Friday, 20 March 2015

Burnous and shawl, or Thoughts on Grandcourt

A scene from chapter 11 of Daniel Deronda (1876)- as Gwendolen Harleth comes back from a walk with Mr Grandcourt and finds her mother with Mr Lush, a man she dislikes:
"... It was hardly a bow that Gwendolen gave—rather, it was the slightest forward sweep of the head away from the physiognomy that inclined itself toward her, and she immediately moved toward her seat, saying, 'I want to put on my burnous.' No sooner had she reached it, than Mr. Lush was there, and had the burnous in his hand: to annoy this supercilious young lady, he would incur the offense of forestalling Grandcourt; and, holding up the garment close to Gwendolen, he said, 'Pray, permit me?' But she, wheeling away from him as if he had been a muddy hound, glided on to the ottoman, saying, 'No, thank you.'
A man who forgave this would have much Christian feeling, supposing he had intended to be agreeable to the young lady; but before he seized the burnous Mr. Lush had ceased to have that intention. Grandcourt quietly took the drapery from him, and Mr. Lush, with a slight bow, moved away. 'You had perhaps better put it on,' said Mr. Grandcourt, looking down on her without change of expression.
'Thanks; perhaps it would be wise,' said Gwendolen, rising, and submitting very gracefully to take the burnous on her shoulders..."

This is reminiscent of a passage from The Tenant of Wildfell Hall (1848):

"'Who was the gentleman you danced with last,' resumed she, after a pause—'that was so officious in helping you on with your shawl?'
'He was not officious at all, aunt: he never attempted to help me till he saw Mr. Boarham coming to do so; and then he stepped laughingly forward and said, 'Come, I’ll preserve you from that infliction.' ' 
'Who was it, I ask?' said she, with frigid gravity.
'It was Mr. Huntingdon, the son of uncle’s old friend.'"

And a similar scene from Mansfield Park (1814):

"Fanny's last feeling in the visit was disappointment: for the shawl which Edmund was quietly taking from the servant to bring and put round her shoulders was seized by Mr. Crawford's quicker hand, and she was obliged to be indebted to his more prominent attention."
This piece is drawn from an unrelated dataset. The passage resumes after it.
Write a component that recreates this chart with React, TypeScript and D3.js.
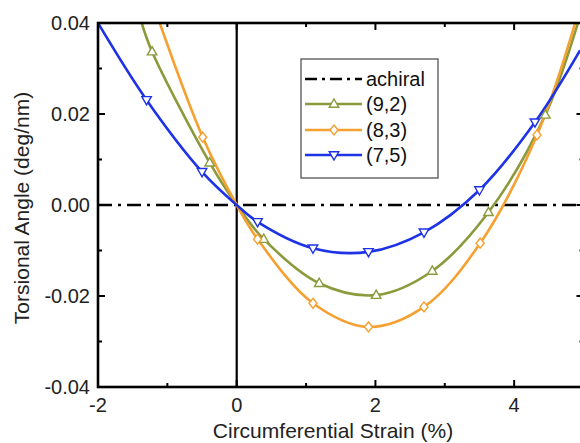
import React from "react";
import * as d3 from "d3";

// ---- data ----
const seriesNames = ["(9,2)", "(8,3)", "(7,5)"];
const xTicks = [-2, 0, 2, 4];
const yTicks = [-0.04, -0.02, 0.0, 0.02, 0.04];

// (9,2) olive, up-triangles
const x92 = [-1.37, -1.22, -0.39, 0, 0.39, 1.19, 2.01, 2.82, 3.63, 4.45, 4.92];
const y92 = [0.04, 0.0337, 0.0093, 0, -0.0075, -0.0172, -0.0198, -0.0145, -0.0016, 0.0198, 0.04];
const m92 = [1, 2, 4, 5, 6, 7, 8, 9];

// (8,3) orange, diamonds
const x83 = [-1.11, -0.49, 0, 0.3, 1.1, 1.9, 2.7, 3.51, 4.33, 4.88];
const y83 = [0.04, 0.0149, 0, -0.0075, -0.0216, -0.0268, -0.0224, -0.0084, 0.0154, 0.04];
const m83 = [1, 3, 4, 5, 6, 7, 8];

// (7,5) blue, down-triangles
const x75 = [-2.0, -1.3, -0.5, 0, 0.3, 1.1, 1.9, 2.7, 3.5, 4.3, 4.95];
const y75 = [0.04, 0.0231, 0.0073, 0, -0.0037, -0.0095, -0.0103, -0.006, 0.0033, 0.0182, 0.034];
const m75 = [1, 2, 4, 5, 6, 7, 8, 9];

const colors = ["#8c9a3c", "#f5a030", "#1e32e6"];
const markerKinds = ["up", "diamond", "down"];

const FONT = "'Liberation Sans', Arial, Helvetica, sans-serif";

function markerPath(kind: string, s: number) {
  if (kind === "up") return `M0,${-s}L${s * 0.95},${s * 0.65}L${-s * 0.95},${s * 0.65}Z`;
  if (kind === "down") return `M0,${s}L${s * 0.95},${-s * 0.65}L${-s * 0.95},${-s * 0.65}Z`;
  return `M0,${-s}L${s * 0.8},0L0,${s}L${-s * 0.8},0Z`;
}

export default function App() {
  const W = 580, H = 443;
  const x = d3.scaleLinear().domain([-2, 5]).range([98, 583.5]);
  const y = d3.scaleLinear().domain([-0.04, 0.04]).range([387, 23]);
  const [x0, x1] = x.range();
  const [yb, yt] = y.range();

  const line = d3
    .line<[number, number]>()
    .x((d) => x(d[0]))
    .y((d) => y(d[1]))
    .curve(d3.curveCatmullRom.alpha(0.5));

  const data = [
    { xs: x92, ys: y92, ms: m92 },
    { xs: x83, ys: y83, ms: m83 },
    { xs: x75, ys: y75, ms: m75 },
  ];

  const xMinor = d3.range(-2, 5.01, 1);
  const yMinor = d3.range(-0.04, 0.0401, 0.01);
  const isMajorX = (v: number) => Math.abs(v % 2) < 1e-9;
  const isMajorY = (v: number) => Math.abs(Math.round(v * 100) % 2) === 0;

  const dashDot = "14,6,3,6";
  const legendRows = [79, 104, 130, 155];

  return (
    <svg width={W} height={H} style={{ position: "absolute", left: 0, top: 0, background: "#fff" }}>
      <defs>
        <clipPath id="plot">
          <rect x={x0} y={yt} width={x1 - x0} height={yb - yt} />
        </clipPath>
      </defs>
      <rect x={0} y={0} width={W} height={H} fill="#fff" />

      {/* zero lines */}
      <line x1={x(0)} x2={x(0)} y1={yt} y2={yb} stroke="#000" strokeWidth={2.2} />
      <line x1={x0} x2={x1} y1={y(0)} y2={y(0)} stroke="#000" strokeWidth={2.6} strokeDasharray={dashDot} />

      {/* curves */}
      <g clipPath="url(#plot)">
        {data.map((s, i) => (
          <path
            key={i}
            d={line(s.xs.map((v, k) => [v, s.ys[k]] as [number, number])) || ""}
            fill="none"
            stroke={colors[i]}
            strokeWidth={2.6}
          />
        ))}
        {data.map((s, i) =>
          s.ms.map((k) => (
            <path
              key={`${i}-${k}`}
              d={markerPath(markerKinds[i], 5)}
              transform={`translate(${x(s.xs[k])},${y(s.ys[k])})`}
              fill="#fff"
              stroke={colors[i]}
              strokeWidth={1.4}
            />
          ))
        )}
      </g>

      {/* frame */}
      <rect x={x0} y={yt} width={x1 - x0} height={yb - yt} fill="none" stroke="#000" strokeWidth={2.6} />

      {/* x ticks (bottom & top, inward) */}
      {xMinor.map((v) => {
        const len = isMajorX(v) ? 7 : 4;
        return (
          <g key={`xt${v}`}>
            <line x1={x(v)} x2={x(v)} y1={yb} y2={yb - len} stroke="#000" strokeWidth={2} />
            <line x1={x(v)} x2={x(v)} y1={yt} y2={yt + len} stroke="#000" strokeWidth={2} />
          </g>
        );
      })}
      {/* y ticks (left & right, inward) */}
      {yMinor.map((v) => {
        const len = isMajorY(v) ? 7 : 4;
        return (
          <g key={`yt${v.toFixed(3)}`}>
            <line x1={x0} x2={x0 + len} y1={y(v)} y2={y(v)} stroke="#000" strokeWidth={2} />
            <line x1={x1} x2={x1 - len} y1={y(v)} y2={y(v)} stroke="#000" strokeWidth={2} />
          </g>
        );
      })}

      {/* tick labels */}
      {xTicks.map((v) => (
        <text key={`xl${v}`} x={x(v)} y={412} textAnchor="middle" fontFamily={FONT} fontSize={20} fill="#222">
          {v}
        </text>
      ))}
      {yTicks.map((v) => (
        <text key={`yl${v}`} x={90} y={y(v) + 7} textAnchor="end" fontFamily={FONT} fontSize={20} fill="#222">
          {v.toFixed(2)}
        </text>
      ))}

      {/* axis titles */}
      <text x={333} y={438} textAnchor="middle" fontFamily={FONT} fontSize={21} fill="#222">
        Circumferential Strain (%)
      </text>
      <text
        transform={`translate(29,${208}) rotate(-90)`}
        textAnchor="middle"
        fontFamily={FONT}
        fontSize={21}
        fill="#222"
      >
        Torsional Angle (deg/nm)
      </text>

      {/* legend */}
      <rect x={301} y={59} width={137} height={119} fill="#fff" stroke="#444" strokeWidth={1.2} />
      <line x1={305} x2={362} y1={legendRows[0]} y2={legendRows[0]} stroke="#000" strokeWidth={2.6} strokeDasharray="12,5,3,5" />
      <text x={366} y={legendRows[0] + 7} fontFamily={FONT} fontSize={20} fill="#111">
        achiral
      </text>
      {seriesNames.map((n, i) => (
        <g key={n}>
          <line x1={305} x2={362} y1={legendRows[i + 1]} y2={legendRows[i + 1]} stroke={colors[i]} strokeWidth={2.6} />
          <path
            d={markerPath(markerKinds[i], 5)}
            transform={`translate(334,${legendRows[i + 1]})`}
            fill="#fff"
            stroke={colors[i]}
            strokeWidth={1.4}
          />
          <text x={366} y={legendRows[i + 1] + 7} fontFamily={FONT} fontSize={20} fill="#111">
            {n}
          </text>
        </g>
      ))}
    </svg>
  );
}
My initial thought is that Grandcourt, Huntingdon and Henry Crawford, who get the burnous/ shawl in the end, are all douchebags. And they are. But if I can see quite clearly Henry Crawford (selfish, vain, unscrupulous, untrustworthy, deceitful, insensitive... though charming, good-mannered, intelligent...) and Arthur Huntingdon (unprincipled, dissolute, hedonistic, self-indulgent, glib, treacherous, incorrigible, alcoholic...), I don't know what to make of Grandcourt. He's not a good man, that is certain- he controls, dominates and suffocates Gwendolen, chooses not to marry Lydia, lets go of Lush, doesn't care about anyone and doesn't give people a chance to explain themselves. But if he is egoistic, self-absorbed and selfish, so is Gwendolen; if he wants everything to follow his own wishes and prioritises himself above all others, so does Gwendolen; if he wants to control people, so does Gwendolen; if he lacks empathy, so does Gwendolen. Why is it that we feel sorry for and sympathise with her and condemn him? Because, obviously, in this marriage, she's the victim. But is he really cruel to her? Or is she a victim mostly because she is used to having her way and being obeyed, and now everything is reversed? Her suffering has to do with Lydia's curse and her own conscience, and if the theory I mentioned is true (abuse), it makes life intolerable for her, but both of these points are not really about Grandcourt, though he pretends not to know what he does know just to have the upper hand. 
Another reason Gwendolen appears easier to sympathise with is her conscience. But how do we know that Grandcourt doesn't have a conscience? We don't know his thoughts. This man doesn't express emotions and doesn't appear to struggle with guilt, but he may. Why he marries Gwendolen instead of Lydia, I don't understand (perhaps because Gwendolen can be shown around whereas his relationship with Lydia was a scandal; or because Lydia is more equal to him, more like him, and thus harder to control), but he does make up for it by taking care of Lydia and their children in terms of money. This is another similarity between him and Gwendolen, who, after hurting somebody (her mother, for instance), makes up for it and eases her own conscience by giving something else as compensation or showing affection. Grandcourt isn't too mean and stingy to Gwendolen and her family either. What if he's not as bad as the narrator says? What if he's a kind of Pechorin- a selfish, amoral, hedonistic, nihilist, cruel man, bored with everything and interested in nothing, who deep down inside is more perceptive, sensitive and troubled than we realise, who at the core still sees his own wrongdoings and feels bad about them?